[Begin Information supplied]

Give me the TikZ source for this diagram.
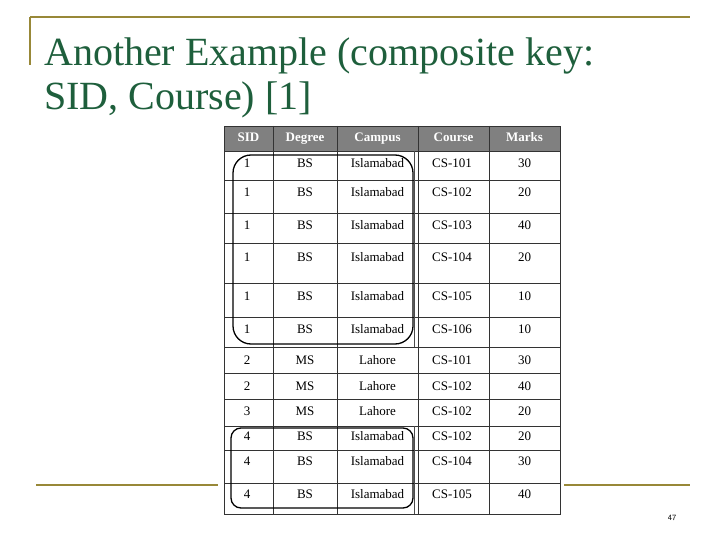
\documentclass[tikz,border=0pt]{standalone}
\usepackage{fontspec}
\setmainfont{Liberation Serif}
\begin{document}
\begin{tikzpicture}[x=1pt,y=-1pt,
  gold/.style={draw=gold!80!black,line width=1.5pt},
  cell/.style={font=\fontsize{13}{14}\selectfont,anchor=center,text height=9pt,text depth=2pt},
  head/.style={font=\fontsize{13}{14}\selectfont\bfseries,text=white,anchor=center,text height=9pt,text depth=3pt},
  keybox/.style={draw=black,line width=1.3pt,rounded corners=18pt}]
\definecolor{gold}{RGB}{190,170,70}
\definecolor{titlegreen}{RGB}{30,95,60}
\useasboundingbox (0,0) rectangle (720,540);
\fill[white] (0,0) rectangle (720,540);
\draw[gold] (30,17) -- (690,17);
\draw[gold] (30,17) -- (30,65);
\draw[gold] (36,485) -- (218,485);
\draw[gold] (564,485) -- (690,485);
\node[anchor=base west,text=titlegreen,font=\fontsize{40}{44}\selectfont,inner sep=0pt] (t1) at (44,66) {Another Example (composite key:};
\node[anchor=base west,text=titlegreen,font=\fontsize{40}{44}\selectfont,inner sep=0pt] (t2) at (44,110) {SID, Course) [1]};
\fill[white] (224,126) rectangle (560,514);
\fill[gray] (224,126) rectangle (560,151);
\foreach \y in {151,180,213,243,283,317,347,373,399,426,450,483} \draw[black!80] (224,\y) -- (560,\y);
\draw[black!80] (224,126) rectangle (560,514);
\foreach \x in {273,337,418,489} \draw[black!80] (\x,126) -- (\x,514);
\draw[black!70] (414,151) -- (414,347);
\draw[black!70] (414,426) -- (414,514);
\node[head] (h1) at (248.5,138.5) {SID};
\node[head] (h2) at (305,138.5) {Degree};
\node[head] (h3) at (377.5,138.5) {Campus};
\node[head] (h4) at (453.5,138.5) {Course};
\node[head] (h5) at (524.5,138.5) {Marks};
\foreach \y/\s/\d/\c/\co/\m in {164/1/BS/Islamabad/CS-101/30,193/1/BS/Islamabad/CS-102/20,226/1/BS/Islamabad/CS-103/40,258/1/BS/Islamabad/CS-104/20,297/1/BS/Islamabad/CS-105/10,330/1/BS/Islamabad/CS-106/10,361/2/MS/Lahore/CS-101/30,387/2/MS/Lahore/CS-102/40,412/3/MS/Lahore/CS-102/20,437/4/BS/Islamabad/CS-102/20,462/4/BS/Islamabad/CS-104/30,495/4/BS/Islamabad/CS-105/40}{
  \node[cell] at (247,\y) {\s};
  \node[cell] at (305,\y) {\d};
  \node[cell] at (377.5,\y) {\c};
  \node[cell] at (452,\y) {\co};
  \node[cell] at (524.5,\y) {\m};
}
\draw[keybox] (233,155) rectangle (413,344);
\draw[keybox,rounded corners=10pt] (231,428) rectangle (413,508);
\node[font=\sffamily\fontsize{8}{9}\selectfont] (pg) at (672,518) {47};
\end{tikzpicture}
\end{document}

[End Information supplied]

* Instructions for the task *
Give all the lines above again, character for character, without pictures.

* Answer for the task *
Give me the TikZ source for this diagram.
\documentclass[tikz,border=0pt]{standalone}
\usepackage{fontspec}
\setmainfont{Liberation Serif}
\begin{document}
\begin{tikzpicture}[x=1pt,y=-1pt,
  gold/.style={draw=gold!80!black,line width=1.5pt},
  cell/.style={font=\fontsize{13}{14}\selectfont,anchor=center,text height=9pt,text depth=2pt},
  head/.style={font=\fontsize{13}{14}\selectfont\bfseries,text=white,anchor=center,text height=9pt,text depth=3pt},
  keybox/.style={draw=black,line width=1.3pt,rounded corners=18pt}]
\definecolor{gold}{RGB}{190,170,70}
\definecolor{titlegreen}{RGB}{30,95,60}
\useasboundingbox (0,0) rectangle (720,540);
\fill[white] (0,0) rectangle (720,540);
\draw[gold] (30,17) -- (690,17);
\draw[gold] (30,17) -- (30,65);
\draw[gold] (36,485) -- (218,485);
\draw[gold] (564,485) -- (690,485);
\node[anchor=base west,text=titlegreen,font=\fontsize{40}{44}\selectfont,inner sep=0pt] (t1) at (44,66) {Another Example (composite key:};
\node[anchor=base west,text=titlegreen,font=\fontsize{40}{44}\selectfont,inner sep=0pt] (t2) at (44,110) {SID, Course) [1]};
\fill[white] (224,126) rectangle (560,514);
\fill[gray] (224,126) rectangle (560,151);
\foreach \y in {151,180,213,243,283,317,347,373,399,426,450,483} \draw[black!80] (224,\y) -- (560,\y);
\draw[black!80] (224,126) rectangle (560,514);
\foreach \x in {273,337,418,489} \draw[black!80] (\x,126) -- (\x,514);
\draw[black!70] (414,151) -- (414,347);
\draw[black!70] (414,426) -- (414,514);
\node[head] (h1) at (248.5,138.5) {SID};
\node[head] (h2) at (305,138.5) {Degree};
\node[head] (h3) at (377.5,138.5) {Campus};
\node[head] (h4) at (453.5,138.5) {Course};
\node[head] (h5) at (524.5,138.5) {Marks};
\foreach \y/\s/\d/\c/\co/\m in {164/1/BS/Islamabad/CS-101/30,193/1/BS/Islamabad/CS-102/20,226/1/BS/Islamabad/CS-103/40,258/1/BS/Islamabad/CS-104/20,297/1/BS/Islamabad/CS-105/10,330/1/BS/Islamabad/CS-106/10,361/2/MS/Lahore/CS-101/30,387/2/MS/Lahore/CS-102/40,412/3/MS/Lahore/CS-102/20,437/4/BS/Islamabad/CS-102/20,462/4/BS/Islamabad/CS-104/30,495/4/BS/Islamabad/CS-105/40}{
  \node[cell] at (247,\y) {\s};
  \node[cell] at (305,\y) {\d};
  \node[cell] at (377.5,\y) {\c};
  \node[cell] at (452,\y) {\co};
  \node[cell] at (524.5,\y) {\m};
}
\draw[keybox] (233,155) rectangle (413,344);
\draw[keybox,rounded corners=10pt] (231,428) rectangle (413,508);
\node[font=\sffamily\fontsize{8}{9}\selectfont] (pg) at (672,518) {47};
\end{tikzpicture}
\end{document}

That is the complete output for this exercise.